Tom Smith, executive director of the Aquaculture Association of Nova Scotia, says that he is dismayed that his organization was not invited to take part in the process, and that aquaculture is being blamed without definitive proof.

“There’s nothing in the research that indicates that it is the likely source,” says Smith. “This is a commentary from the writers of the report that we find misleading, to be perfectly frank. The strain of salmon that we farm in Atlantic Canada is exclusively St. John River strain.”

As for other potential sources, Smith notes that European strains have been found in Newfoundland, and if they could make it as far as Newfoundland, why not to the Bay of Fundy?
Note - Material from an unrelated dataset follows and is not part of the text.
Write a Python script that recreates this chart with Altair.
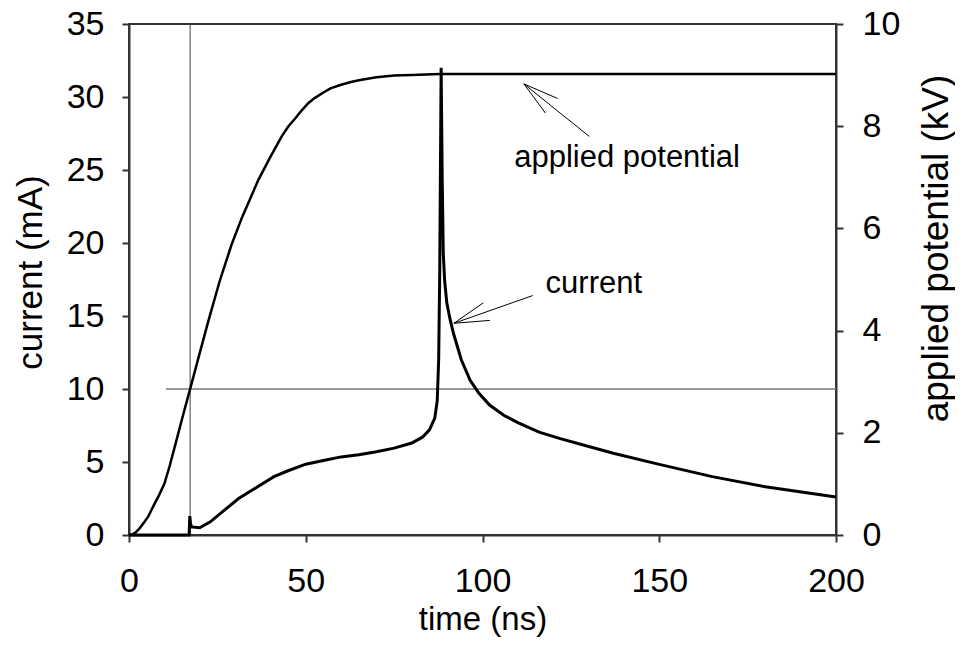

Smedbol also acknowledges that there are a host of potential explanations.

“It runs the whole gamut from strays all the way over from Europe to previous hybridization or escapees from other locations, like there are from farming,” says Smedbol. “There are a lot of potential options, but we didn’t evaluate any of them.”

Smith says if there are questions, he encourages DFO to visit hatcheries and farms and test their salmon stock.